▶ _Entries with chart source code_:

-- -- --

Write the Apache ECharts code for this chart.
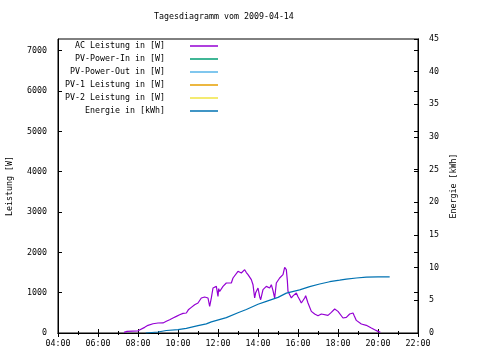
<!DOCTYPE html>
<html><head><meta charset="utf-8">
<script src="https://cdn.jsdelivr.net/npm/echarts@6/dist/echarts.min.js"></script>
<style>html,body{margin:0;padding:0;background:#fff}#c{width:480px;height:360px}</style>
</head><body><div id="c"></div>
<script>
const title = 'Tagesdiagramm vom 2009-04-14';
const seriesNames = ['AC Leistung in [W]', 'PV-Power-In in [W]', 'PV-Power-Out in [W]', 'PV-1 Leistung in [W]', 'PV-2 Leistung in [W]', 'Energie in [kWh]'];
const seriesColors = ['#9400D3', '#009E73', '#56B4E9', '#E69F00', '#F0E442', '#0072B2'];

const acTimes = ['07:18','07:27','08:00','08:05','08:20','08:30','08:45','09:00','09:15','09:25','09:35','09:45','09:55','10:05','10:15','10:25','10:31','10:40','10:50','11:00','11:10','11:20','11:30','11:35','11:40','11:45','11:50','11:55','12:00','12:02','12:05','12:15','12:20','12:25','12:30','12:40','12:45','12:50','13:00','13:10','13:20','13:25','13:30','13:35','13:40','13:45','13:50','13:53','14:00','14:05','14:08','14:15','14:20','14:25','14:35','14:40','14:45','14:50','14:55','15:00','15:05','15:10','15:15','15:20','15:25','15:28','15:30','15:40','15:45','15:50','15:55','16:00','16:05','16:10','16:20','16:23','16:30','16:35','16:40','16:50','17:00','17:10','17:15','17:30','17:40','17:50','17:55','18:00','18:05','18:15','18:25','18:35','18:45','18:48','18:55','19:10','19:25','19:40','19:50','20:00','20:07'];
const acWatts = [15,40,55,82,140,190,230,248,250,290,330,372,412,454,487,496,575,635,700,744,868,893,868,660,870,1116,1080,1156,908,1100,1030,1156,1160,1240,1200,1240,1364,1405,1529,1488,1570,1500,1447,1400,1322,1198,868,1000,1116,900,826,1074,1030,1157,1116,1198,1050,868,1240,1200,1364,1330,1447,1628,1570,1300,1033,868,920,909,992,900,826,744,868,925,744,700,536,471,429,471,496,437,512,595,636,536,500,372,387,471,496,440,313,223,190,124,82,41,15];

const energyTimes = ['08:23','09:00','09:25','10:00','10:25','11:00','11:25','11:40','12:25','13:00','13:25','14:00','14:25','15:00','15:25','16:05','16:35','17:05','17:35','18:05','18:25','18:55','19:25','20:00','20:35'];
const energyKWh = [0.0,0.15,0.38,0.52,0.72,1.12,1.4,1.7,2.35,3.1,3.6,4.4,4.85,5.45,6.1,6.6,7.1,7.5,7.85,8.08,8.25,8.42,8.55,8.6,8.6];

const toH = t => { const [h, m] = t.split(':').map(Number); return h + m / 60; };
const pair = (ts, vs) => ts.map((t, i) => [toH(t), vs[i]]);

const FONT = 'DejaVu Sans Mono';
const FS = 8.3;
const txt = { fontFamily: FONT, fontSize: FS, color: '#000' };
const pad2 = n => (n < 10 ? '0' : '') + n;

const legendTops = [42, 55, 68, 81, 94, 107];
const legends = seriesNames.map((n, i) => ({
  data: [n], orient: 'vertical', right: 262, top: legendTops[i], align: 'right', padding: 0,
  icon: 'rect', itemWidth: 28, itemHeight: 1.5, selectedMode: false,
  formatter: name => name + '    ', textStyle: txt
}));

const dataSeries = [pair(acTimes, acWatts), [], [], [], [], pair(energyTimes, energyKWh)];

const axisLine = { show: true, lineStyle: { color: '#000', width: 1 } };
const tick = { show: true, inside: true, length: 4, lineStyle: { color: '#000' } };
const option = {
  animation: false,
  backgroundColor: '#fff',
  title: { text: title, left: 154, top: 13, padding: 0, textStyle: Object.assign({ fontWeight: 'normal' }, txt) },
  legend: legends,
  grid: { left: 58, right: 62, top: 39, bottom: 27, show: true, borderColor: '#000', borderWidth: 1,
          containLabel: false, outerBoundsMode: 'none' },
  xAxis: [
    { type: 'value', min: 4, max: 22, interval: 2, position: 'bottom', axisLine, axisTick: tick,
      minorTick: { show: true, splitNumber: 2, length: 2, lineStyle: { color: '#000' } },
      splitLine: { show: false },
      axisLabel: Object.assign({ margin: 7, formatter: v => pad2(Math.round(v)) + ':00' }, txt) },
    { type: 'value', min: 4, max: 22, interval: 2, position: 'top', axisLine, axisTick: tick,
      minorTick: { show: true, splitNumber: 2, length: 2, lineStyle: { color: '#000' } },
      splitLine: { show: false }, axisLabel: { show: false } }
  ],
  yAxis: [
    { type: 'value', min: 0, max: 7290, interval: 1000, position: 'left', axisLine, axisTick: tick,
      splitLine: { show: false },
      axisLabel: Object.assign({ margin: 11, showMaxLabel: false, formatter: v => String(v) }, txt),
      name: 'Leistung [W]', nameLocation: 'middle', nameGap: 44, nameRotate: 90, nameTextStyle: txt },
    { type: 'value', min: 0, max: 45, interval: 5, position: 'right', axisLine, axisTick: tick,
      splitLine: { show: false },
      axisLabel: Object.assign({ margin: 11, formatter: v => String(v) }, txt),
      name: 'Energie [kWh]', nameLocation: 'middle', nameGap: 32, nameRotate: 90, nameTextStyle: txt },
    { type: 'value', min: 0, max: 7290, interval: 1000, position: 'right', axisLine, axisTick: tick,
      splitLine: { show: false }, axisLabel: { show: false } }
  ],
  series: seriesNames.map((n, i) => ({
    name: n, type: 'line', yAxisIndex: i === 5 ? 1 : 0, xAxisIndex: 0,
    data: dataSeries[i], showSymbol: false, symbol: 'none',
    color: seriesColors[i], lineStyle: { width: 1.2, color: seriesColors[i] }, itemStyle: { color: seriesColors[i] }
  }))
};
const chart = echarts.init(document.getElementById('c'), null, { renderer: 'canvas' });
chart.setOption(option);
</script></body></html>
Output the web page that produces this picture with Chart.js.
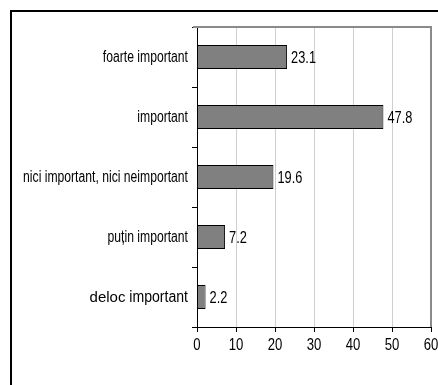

-- -- --

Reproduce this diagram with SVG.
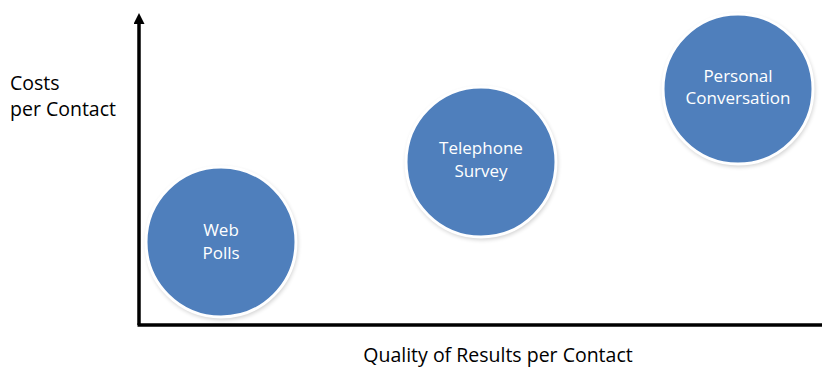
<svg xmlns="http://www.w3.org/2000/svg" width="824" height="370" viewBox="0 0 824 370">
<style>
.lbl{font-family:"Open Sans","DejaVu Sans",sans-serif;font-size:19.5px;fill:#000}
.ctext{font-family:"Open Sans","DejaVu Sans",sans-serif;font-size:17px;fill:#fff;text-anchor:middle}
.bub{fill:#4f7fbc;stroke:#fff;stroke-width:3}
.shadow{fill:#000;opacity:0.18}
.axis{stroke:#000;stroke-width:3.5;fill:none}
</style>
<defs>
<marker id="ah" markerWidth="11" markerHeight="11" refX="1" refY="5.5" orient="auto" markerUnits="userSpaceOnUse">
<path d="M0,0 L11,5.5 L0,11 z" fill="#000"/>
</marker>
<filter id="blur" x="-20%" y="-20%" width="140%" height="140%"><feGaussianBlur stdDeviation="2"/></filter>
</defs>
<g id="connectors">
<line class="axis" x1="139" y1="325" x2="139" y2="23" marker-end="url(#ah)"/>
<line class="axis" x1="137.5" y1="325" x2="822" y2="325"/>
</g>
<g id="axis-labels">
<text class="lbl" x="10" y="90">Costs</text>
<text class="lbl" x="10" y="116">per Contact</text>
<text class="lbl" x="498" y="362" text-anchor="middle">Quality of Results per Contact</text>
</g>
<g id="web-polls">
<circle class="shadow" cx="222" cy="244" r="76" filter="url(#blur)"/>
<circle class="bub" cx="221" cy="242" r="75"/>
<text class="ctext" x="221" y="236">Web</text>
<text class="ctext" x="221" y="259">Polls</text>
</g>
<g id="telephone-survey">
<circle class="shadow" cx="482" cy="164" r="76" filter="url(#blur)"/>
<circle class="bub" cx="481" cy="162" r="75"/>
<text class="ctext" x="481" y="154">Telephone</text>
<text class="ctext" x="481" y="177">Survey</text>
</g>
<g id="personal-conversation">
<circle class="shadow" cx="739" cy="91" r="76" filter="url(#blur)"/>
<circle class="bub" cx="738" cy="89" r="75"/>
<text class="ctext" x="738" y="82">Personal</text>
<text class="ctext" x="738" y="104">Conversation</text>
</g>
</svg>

-- -- --

▶ _TASK INSTRUCTIONS_: Gather up the lines containing the word "this" from these records and copy them.

▶ _FULL ANSWER_:
Write the Apache ECharts code for this chart.
Output the web page that produces this picture with Chart.js.
Reproduce this diagram with SVG.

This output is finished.